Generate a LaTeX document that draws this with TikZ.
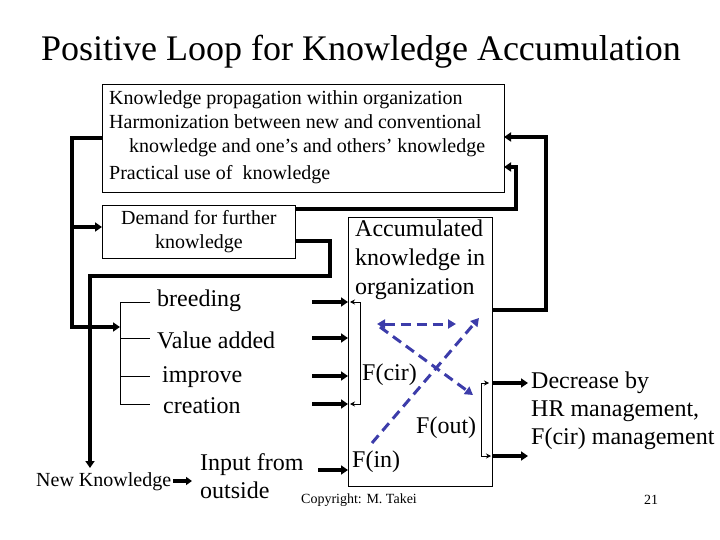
\documentclass[tikz,border=0pt]{standalone}
\usepackage{fontspec}
\setmainfont{Liberation Serif}
\usetikzlibrary{arrows.meta}
\begin{document}
\begin{tikzpicture}[x=1pt,y=-1pt,
  thick line/.style={line width=4pt,-{Triangle[length=7pt,width=9pt]}},
  boxst/.style={draw,line width=0.8pt},
  blue dash/.style={draw={rgb,255:red,60;green,60;blue,170},line width=3pt,dash pattern=on 10pt off 6pt,-{Triangle[length=8pt,width=9pt]}},
  lbl/.style={anchor=west,inner sep=0pt,font=\fontsize{24}{28}\selectfont}]
\useasboundingbox (0,0) rectangle (720,540);
\node[font=\fontsize{36}{40}\selectfont] (title) at (361,52) {Positive Loop for Knowledge Accumulation};
% top box
\draw[boxst] (102,84) rectangle (504,192);
\coordinate (topL) at (102,138);
\node[anchor=north west,inner sep=0pt,align=left,font=\fontsize{20}{24}\selectfont] (toptext) at (109,90)
 {Knowledge propagation within organization\\Harmonization between new and conventional\\\hspace*{20pt}knowledge and one’s and others’ knowledge\\[3pt]Practical use of\ \ knowledge};
% demand box
\node[boxst,minimum width=193pt,minimum height=53pt,inner sep=0pt,align=center,font=\fontsize{20}{24}\selectfont,anchor=north west] (dem) at (102,205) {Demand for further\\knowledge};
% accumulated box
\draw[boxst] (348,217) rectangle (492,486);
\node[anchor=north west,inner sep=0pt,align=left,font=\fontsize{24}{29}\selectfont] (acc) at (355,220) {Accumulated\\knowledge in\\organization};
% bracket left
\draw[line width=0.8pt] (150,302)--(120,302)--(120,404)--(150,404) (120,338)--(150,338) (120,376)--(150,376);
\node[lbl] (b1) at (157,301) {breeding};
\node[lbl] (b2) at (157,340) {Value added};
\node[lbl] (b3) at (162,377) {improve};
\node[lbl] (b4) at (163,406) {creation};
\foreach \y in {302,338,376,404} \draw[thick line] (312,\y)--(348,\y);
% left loop
\draw[thick line] (topL)--(72,138)--(72,327)--(120,327);
\draw[thick line] (72,227)--(dem.west|-72,227);
\draw[thick line] (295,241)--(330,241)--(330,276)--(90,276)--(90,468);
\node[anchor=west,inner sep=0pt,font=\fontsize{20}{22}\selectfont] (nk) at (36,482) {New Knowledge};
\draw[line width=4pt,-{Triangle[length=6pt,width=8pt]}] (173,481)--(192,481);
\node[lbl,align=left,font=\fontsize{24}{28}\selectfont] (inp) at (200,476) {Input from\\outside};
\draw[thick line] (318,470)--(348,470);
% right loops
\draw[thick line] (295,209)--(516,209)--(516,167)--(504,167);
\draw[thick line] (492,310)--(546,310)--(546,137)--(504,137);
% inner brackets
\draw[line width=0.8pt,{Stealth[length=5pt,width=5pt]}-{Stealth[length=5pt,width=5pt]}] (350,302)--(360,302)--(360,404)--(350,404);
\draw[line width=0.8pt,{Stealth[length=5pt,width=5pt]}-{Stealth[length=5pt,width=5pt]}] (489,383)--(481,383)--(481,456)--(491,456);
\draw[thick line] (492,383)--(528,383);
\draw[thick line] (492,456)--(528,456);
\node[anchor=north west,inner sep=0pt,align=left,font=\fontsize{24}{28}\selectfont] (dec) at (531,372) {Decrease by\\HR management,\\F(cir) management};
% labels in acc
\node[lbl] (fcir) at (362,375) {F(cir)};
\node[lbl] (fout) at (416,428) {F(out)};
\node[lbl] (fin) at (352,462) {F(in)};
% blue dashed
\draw[blue dash,{Triangle[length=8pt,width=9pt]}-{Triangle[length=8pt,width=9pt]}] (377,324)--(456,324);
\draw[blue dash] (380,327)--(473,395);
\draw[blue dash] (372,443)--(479,318);
\node[font=\fontsize{14}{16}\selectfont] (copy) at (359,500) {Copyright: M. Takei};
\node[font=\fontsize{14}{16}\selectfont] (num) at (651,500) {21};
\end{tikzpicture}
\end{document}
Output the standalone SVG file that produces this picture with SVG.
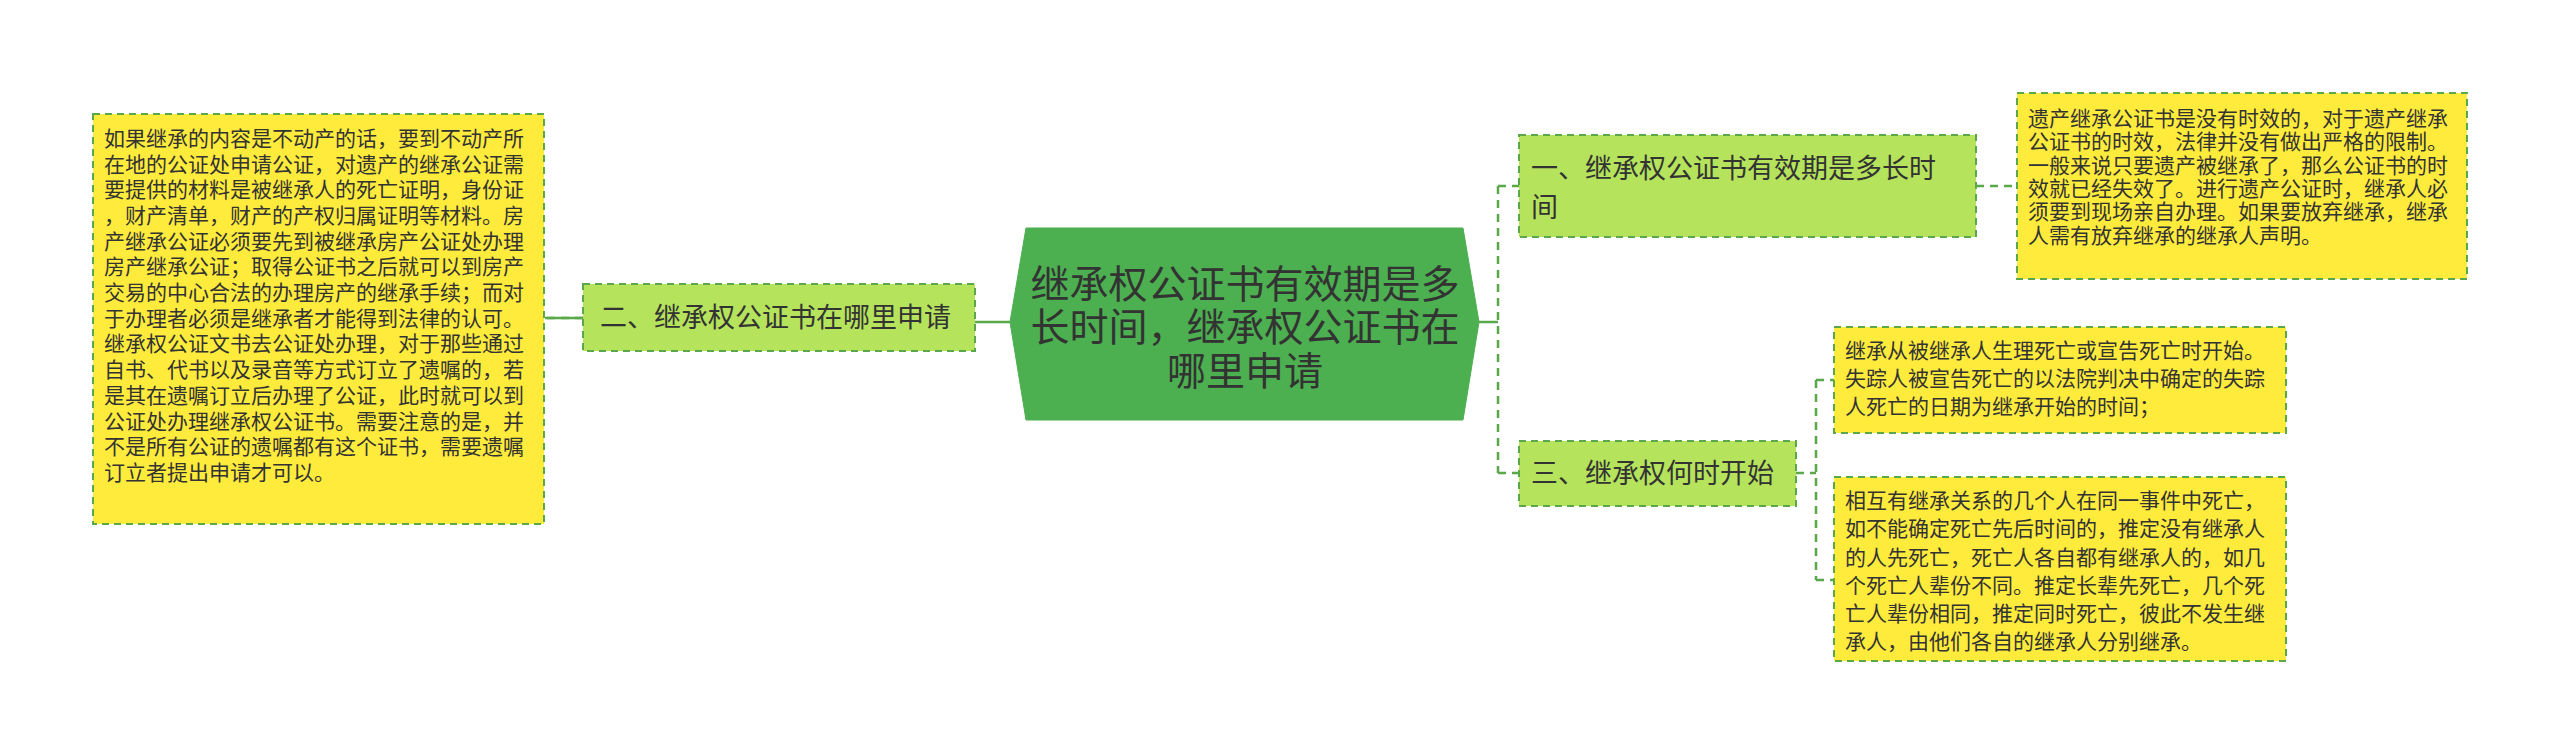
<svg xmlns="http://www.w3.org/2000/svg" width="2560" height="756" viewBox="0 0 2560 756">
<style>
text{font-family:"Liberation Sans","Noto Sans CJK SC",sans-serif;fill:#333}
.leaf{fill:#ffeb3b;stroke:#5aa84a;stroke-width:2;stroke-dasharray:7 5}
.sub{fill:#b5e35c;stroke:#5aa84a;stroke-width:2;stroke-dasharray:7 5}
.t21{font-size:21px}
.t27{font-size:27px}
.c{fill:none;stroke:#5aa84a;stroke-width:2.5}
.d{stroke-dasharray:8 6}
</style>
<rect width="2560" height="756" fill="#fff"/>
<g id="connectors">
<path class="c" d="M583 318 H545"/>
<path class="c d" d="M583 318 H545"/>
<path class="c" d="M1010 322 H975"/>
<path class="c" d="M1479 322 H1498"/>
<path class="c d" d="M1498 186 V473 M1498 186 H1519 M1498 473 H1519"/>
<path class="c d" d="M1976 186 H2017"/>
<path class="c d" d="M1796 473 H1816 M1816 380 V580 M1816 380 H1834 M1816 580 H1834"/>
</g>
<g id="center">
<polygon points="1010,322 1026,228 1463,228 1479,322 1463,420 1026,420" fill="#4caf50" stroke="#4caf50"/>
<text x="1245" y="298" font-size="39" text-anchor="middle">继承权公证书有效期是多</text>
<text x="1245" y="341" font-size="39" text-anchor="middle">长时间，继承权公证书在</text>
<text x="1245" y="385" font-size="39" text-anchor="middle">哪里申请</text>
</g>
<g id="n2">
<rect class="sub" x="583" y="284" width="392" height="67"/>
<text class="t27" x="600" y="327">二、继承权公证书在哪里申请</text>
</g>
<g id="leftbox">
<rect class="leaf" x="93" y="114" width="451" height="410"/>
<g class="t21">
<text x="104" y="146">如果继承的内容是不动产的话，要到不动产所</text>
<text x="104" y="172">在地的公证处申请公证，对遗产的继承公证需</text>
<text x="104" y="197">要提供的材料是被继承人的死亡证明，身份证</text>
<text x="104" y="223">，财产清单，财产的产权归属证明等材料。房</text>
<text x="104" y="249">产继承公证必须要先到被继承房产公证处办理</text>
<text x="104" y="274">房产继承公证；取得公证书之后就可以到房产</text>
<text x="104" y="300">交易的中心合法的办理房产的继承手续；而对</text>
<text x="104" y="326">于办理者必须是继承者才能得到法律的认可。</text>
<text x="104" y="351">继承权公证文书去公证处办理，对于那些通过</text>
<text x="104" y="377">自书、代书以及录音等方式订立了遗嘱的，若</text>
<text x="104" y="403">是其在遗嘱订立后办理了公证，此时就可以到</text>
<text x="104" y="429">公证处办理继承权公证书。需要注意的是，并</text>
<text x="104" y="454">不是所有公证的遗嘱都有这个证书，需要遗嘱</text>
<text x="104" y="480">订立者提出申请才可以。</text>
</g>
</g>
<g id="n1">
<rect class="sub" x="1519" y="135" width="457" height="102"/>
<text class="t27" x="1531" y="178">一、继承权公证书有效期是多长时</text>
<text class="t27" x="1531" y="217">间</text>
</g>
<g id="box1">
<rect class="leaf" x="2017" y="93" width="450" height="186"/>
<g class="t21">
<text x="2028" y="126">遗产继承公证书是没有时效的，对于遗产继承</text>
<text x="2028" y="149">公证书的时效，法律并没有做出严格的限制。</text>
<text x="2028" y="173">一般来说只要遗产被继承了，那么公证书的时</text>
<text x="2028" y="196">效就已经失效了。进行遗产公证时，继承人必</text>
<text x="2028" y="219">须要到现场亲自办理。如果要放弃继承，继承</text>
<text x="2028" y="243">人需有放弃继承的继承人声明。</text>
</g>
</g>
<g id="n3">
<rect class="sub" x="1519" y="441" width="277" height="65"/>
<text class="t27" x="1531" y="483">三、继承权何时开始</text>
</g>
<g id="box2">
<rect class="leaf" x="1834" y="327" width="452" height="106"/>
<g class="t21">
<text x="1845" y="358">继承从被继承人生理死亡或宣告死亡时开始。</text>
<text x="1845" y="386">失踪人被宣告死亡的以法院判决中确定的失踪</text>
<text x="1845" y="414">人死亡的日期为继承开始的时间；</text>
</g>
</g>
<g id="box3">
<rect class="leaf" x="1834" y="477" width="452" height="184"/>
<g class="t21">
<text x="1845" y="508">相互有继承关系的几个人在同一事件中死亡，</text>
<text x="1845" y="536">如不能确定死亡先后时间的，推定没有继承人</text>
<text x="1845" y="565">的人先死亡，死亡人各自都有继承人的，如几</text>
<text x="1845" y="593">个死亡人辈份不同。推定长辈先死亡，几个死</text>
<text x="1845" y="621">亡人辈份相同，推定同时死亡，彼此不发生继</text>
<text x="1845" y="649">承人，由他们各自的继承人分别继承。</text>
</g>
</g>
</svg>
—————
■ Required work: Give nothing but the number of lines containing the string "that".

■ Answer to the exercise: 2